Norman also said the extension for renovations would prevent landlords from evicting nuisance tenants, who fall under a different provision in state law, within 30 days. That includes tenants who pose a threat to the safety of their neighbors, are trafficking drugs or perpetrating domestic violence.
“It’s very hard to win an eviction case for that kind of thing,” Norman said, in part because other tenants are afraid to testify in court. “But what you can do, and so one of the only things that the state allows, is you can say, ‘OK, for business reasons, I’m going to renovate that apartment.’ ”
New Hampshire Legal Assistance attorney Sofia Hyatt said that what Norman described – claiming a renovation to evict a tenant for another reason – was a manipulation of the court process.

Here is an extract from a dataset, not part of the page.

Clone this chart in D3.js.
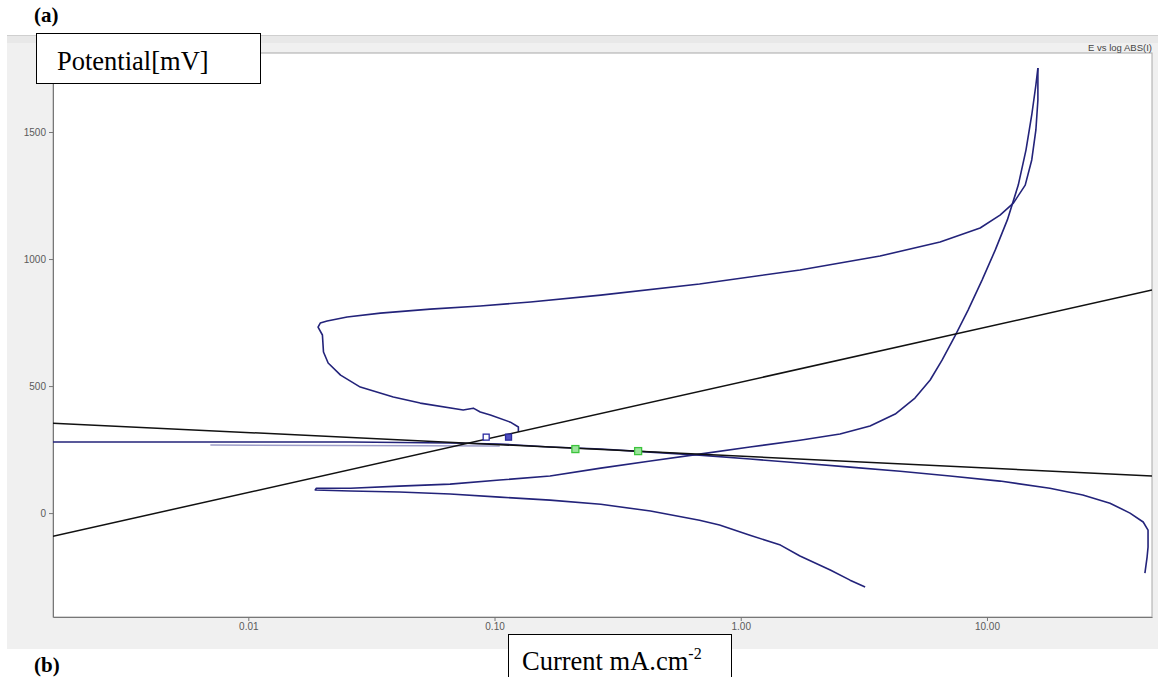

Hyatt said she had a client who was evicted for renovations and saw his former unit painted and rented out for $50 more a month.
“This is regularly used by landlords to circumvent the legal eviction process, and you should not be making your decision based on supporting what you know to be manipulation of that process,” she said.
“It would help a little bit more, but for people who live on a fixed income, it’s still going to be hard to find a place,” she said. McKenna’s son works at a gas station, and she relies on disability assistance. The affordable housing waitlists in the Concord area can stretch for years.
Another problem for McKenna is that the eviction has sullied her rental record. When the property owner began the court process for her eviction, it was entered into the landlord reporting system. Potential landlords don’t know that she was evicted for reasons outside her control, not for being a bad tenant.
“It doesn’t seem fair,” she said. “If people want to renovate, and you get evicted for renovations, I don’t think that should count against you.”
For now, McKenna’s current plan is to stay with her friend long enough to save up money to put toward a downpayment on a house. “That way, I don’t have to worry about evictions anymore,” she said.